> **Set exercise**:
Retype each line exactly. Skip images.

> **Data segment**:
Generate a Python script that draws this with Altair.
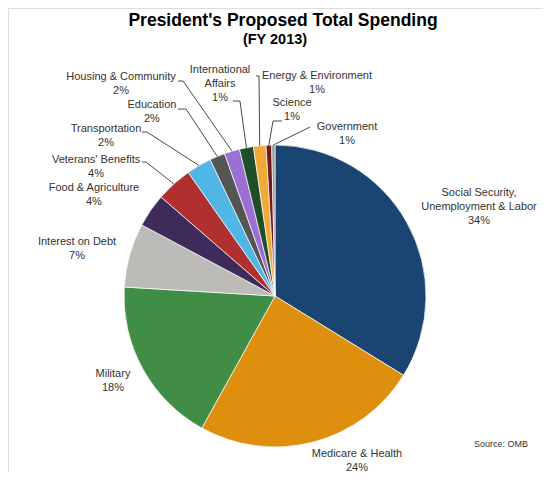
import math
import altair as alt
import pandas as pd

#===== data =====
categories = [
  "Social Security, Unemployment & Labor", "Medicare & Health", "Military",
  "Interest on Debt", "Food & Agriculture", "Veterans' Benefits",
  "Transportation", "Education", "Housing & Community",
  "International Affairs", "Energy & Environment", "Science", "Government",
]
values = [34, 24.4, 18, 6.9, 3.6, 3.9, 2.7, 1.65, 1.65, 1.5, 1.35, 0.6, 0.35]
pct_labels = ["34%", "24%", "18%", "7%", "4%", "4%", "2%", "2%", "2%", "1%", "1%", "1%", "1%"]
colors = [
  "#1a4472", "#df8f0e", "#408e46", "#bdbbb7", "#3f2a5c", "#b0302f",
  "#4fb6e6", "#555555", "#9b6fd4", "#1f4f2a", "#f0aa3a", "#6e1a1f", "#9a9a9a",
]
# label text, "|" = line break
label_text = [
  "Social Security,|Unemployment & Labor", "Medicare & Health", "Military",
  "Interest on Debt", "Food & Agriculture", "Veterans' Benefits",
  "Transportation", "Education", "Housing & Community",
  "International|Affairs", "Energy & Environment", "Science", "Government",
]

#===== layout (in pie radii from the centre, x right / y up) =====
# position of the first line of each label
label_u = [1.351, 0.543, -1.073, -1.311, -1.199, -1.185, -1.119, -0.815, -1.020, -0.364, 0.278, 0.113, 0.477]
label_v = [0.682, -1.046, -0.517, 0.358, 0.715, 0.901, 1.106, 1.265, 1.450, 1.497, 1.457, 1.278, 1.119]
# leader lines: category -> elbow (u, v), end (u, v)
leaders = {
  "Veterans' Benefits": (-0.854, 0.887, -0.881, 0.887),
  "Transportation": (-0.848, 1.086, -0.881, 1.086),
  "Education": (-0.589, 1.238, -0.642, 1.238),
  "Housing & Community": (-0.609, 1.424, -0.642, 1.424),
  "International Affairs": (-0.232, 1.291, -0.278, 1.291),
  "Energy & Environment": (-0.106, 1.457, -0.126, 1.457),
  "Science": (-0.013, 1.159, 0.046, 1.159),
  "Government": (0.232, 1.119, 0.232, 1.119),
}

R = 151
W, H = 535, 464
CX, CY = 267, 288

xs = alt.Scale(domain=[-CX / R, (W - CX) / R], nice=False, zero=False)
ys = alt.Scale(domain=[-(H - CY) / R, CY / R], nice=False, zero=False)

#===== pie =====
slices = pd.DataFrame({"category": categories, "value": values, "order": list(range(len(values)))})
pie = alt.Chart(slices).mark_arc(radius=R, stroke="white", strokeWidth=0.7).encode(
  theta=alt.Theta("value:Q", stack=True),
  color=alt.Color("category:N", scale=alt.Scale(domain=categories, range=colors), legend=None),
  order=alt.Order("order:Q"),
  x=alt.value(CX),
  y=alt.value(CY),
)

#===== labels =====
labels = pd.DataFrame({
  "label": [t + "|" + p for t, p in zip(label_text, pct_labels)],
  "u": label_u,
  "v": label_v,
})
text = alt.Chart(labels).transform_calculate(
  lines="split(datum.label, '|')"
).mark_text(
  font="Liberation Sans", fontSize=11, lineHeight=14, color="#333333",
  align="center", baseline="middle"
).encode(
  x=alt.X("u:Q", scale=xs, axis=None),
  y=alt.Y("v:Q", scale=ys, axis=None),
  text="lines:N",
)

#===== leader lines: from the middle of each slice's rim =====
total = sum(values)
start = 0
rows = []
for name, val in zip(categories, values):
  mid = (start + val / 2) / total * 2 * math.pi
  start += val
  if name in leaders:
    eu, ev, lu, lv = leaders[name]
    rows += [
      {"id": name, "step": 0, "u": math.sin(mid), "v": math.cos(mid)},
      {"id": name, "step": 1, "u": eu, "v": ev},
      {"id": name, "step": 2, "u": lu, "v": lv},
    ]
lines = alt.Chart(pd.DataFrame(rows)).mark_line(color="#333333", strokeWidth=0.9).encode(
  x=alt.X("u:Q", scale=xs, axis=None),
  y=alt.Y("v:Q", scale=ys, axis=None),
  detail="id:N",
  order="step:Q",
)

#===== titles / source =====
def note(s, x, y, size, weight="normal", color="black"):
  return alt.Chart(pd.DataFrame({"t": [s]})).mark_text(
    font="Liberation Sans", fontSize=size, fontWeight=weight, color=color,
    align="center", baseline="middle"
  ).encode(text="t:N", x=alt.value(x), y=alt.value(y))

title = note("President's Proposed Total Spending", 275, 13, 17.5, "bold")
subtitle = note("(FY 2013)", 267, 32, 14.5, "bold")
source = note("Source: OMB", 493, 436, 9, color="#333333")

chart = alt.layer(pie, lines, text, title, subtitle, source).properties(
  width=W, height=H, autosize=alt.AutoSizeParams(type="none"), padding=0
).configure_view(stroke=None).configure(background="white")

chart.save("out.html", embed_options={"renderer": "svg", "actions": False})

> **Solution**:
Generate a Python script that draws this with Altair.
import math
import altair as alt
import pandas as pd

#===== data =====
categories = [
  "Social Security, Unemployment & Labor", "Medicare & Health", "Military",
  "Interest on Debt", "Food & Agriculture", "Veterans' Benefits",
  "Transportation", "Education", "Housing & Community",
  "International Affairs", "Energy & Environment", "Science", "Government",
]
values = [34, 24.4, 18, 6.9, 3.6, 3.9, 2.7, 1.65, 1.65, 1.5, 1.35, 0.6, 0.35]
pct_labels = ["34%", "24%", "18%", "7%", "4%", "4%", "2%", "2%", "2%", "1%", "1%", "1%", "1%"]
colors = [
  "#1a4472", "#df8f0e", "#408e46", "#bdbbb7", "#3f2a5c", "#b0302f",
  "#4fb6e6", "#555555", "#9b6fd4", "#1f4f2a", "#f0aa3a", "#6e1a1f", "#9a9a9a",
]
# label text, "|" = line break
label_text = [
  "Social Security,|Unemployment & Labor", "Medicare & Health", "Military",
  "Interest on Debt", "Food & Agriculture", "Veterans' Benefits",
  "Transportation", "Education", "Housing & Community",
  "International|Affairs", "Energy & Environment", "Science", "Government",
]

#===== layout (in pie radii from the centre, x right / y up) =====
# position of the first line of each label
label_u = [1.351, 0.543, -1.073, -1.311, -1.199, -1.185, -1.119, -0.815, -1.020, -0.364, 0.278, 0.113, 0.477]
label_v = [0.682, -1.046, -0.517, 0.358, 0.715, 0.901, 1.106, 1.265, 1.450, 1.497, 1.457, 1.278, 1.119]
# leader lines: category -> elbow (u, v), end (u, v)
leaders = {
  "Veterans' Benefits": (-0.854, 0.887, -0.881, 0.887),
  "Transportation": (-0.848, 1.086, -0.881, 1.086),
  "Education": (-0.589, 1.238, -0.642, 1.238),
  "Housing & Community": (-0.609, 1.424, -0.642, 1.424),
  "International Affairs": (-0.232, 1.291, -0.278, 1.291),
  "Energy & Environment": (-0.106, 1.457, -0.126, 1.457),
  "Science": (-0.013, 1.159, 0.046, 1.159),
  "Government": (0.232, 1.119, 0.232, 1.119),
}

R = 151
W, H = 535, 464
CX, CY = 267, 288

xs = alt.Scale(domain=[-CX / R, (W - CX) / R], nice=False, zero=False)
ys = alt.Scale(domain=[-(H - CY) / R, CY / R], nice=False, zero=False)

#===== pie =====
slices = pd.DataFrame({"category": categories, "value": values, "order": list(range(len(values)))})
pie = alt.Chart(slices).mark_arc(radius=R, stroke="white", strokeWidth=0.7).encode(
  theta=alt.Theta("value:Q", stack=True),
  color=alt.Color("category:N", scale=alt.Scale(domain=categories, range=colors), legend=None),
  order=alt.Order("order:Q"),
  x=alt.value(CX),
  y=alt.value(CY),
)

#===== labels =====
labels = pd.DataFrame({
  "label": [t + "|" + p for t, p in zip(label_text, pct_labels)],
  "u": label_u,
  "v": label_v,
})
text = alt.Chart(labels).transform_calculate(
  lines="split(datum.label, '|')"
).mark_text(
  font="Liberation Sans", fontSize=11, lineHeight=14, color="#333333",
  align="center", baseline="middle"
).encode(
  x=alt.X("u:Q", scale=xs, axis=None),
  y=alt.Y("v:Q", scale=ys, axis=None),
  text="lines:N",
)

#===== leader lines: from the middle of each slice's rim =====
total = sum(values)
start = 0
rows = []
for name, val in zip(categories, values):
  mid = (start + val / 2) / total * 2 * math.pi
  start += val
  if name in leaders:
    eu, ev, lu, lv = leaders[name]
    rows += [
      {"id": name, "step": 0, "u": math.sin(mid), "v": math.cos(mid)},
      {"id": name, "step": 1, "u": eu, "v": ev},
      {"id": name, "step": 2, "u": lu, "v": lv},
    ]
lines = alt.Chart(pd.DataFrame(rows)).mark_line(color="#333333", strokeWidth=0.9).encode(
  x=alt.X("u:Q", scale=xs, axis=None),
  y=alt.Y("v:Q", scale=ys, axis=None),
  detail="id:N",
  order="step:Q",
)

#===== titles / source =====
def note(s, x, y, size, weight="normal", color="black"):
  return alt.Chart(pd.DataFrame({"t": [s]})).mark_text(
    font="Liberation Sans", fontSize=size, fontWeight=weight, color=color,
    align="center", baseline="middle"
  ).encode(text="t:N", x=alt.value(x), y=alt.value(y))

title = note("President's Proposed Total Spending", 275, 13, 17.5, "bold")
subtitle = note("(FY 2013)", 267, 32, 14.5, "bold")
source = note("Source: OMB", 493, 436, 9, color="#333333")

chart = alt.layer(pie, lines, text, title, subtitle, source).properties(
  width=W, height=H, autosize=alt.AutoSizeParams(type="none"), padding=0
).configure_view(stroke=None).configure(background="white")

chart.save("out.html", embed_options={"renderer": "svg", "actions": False})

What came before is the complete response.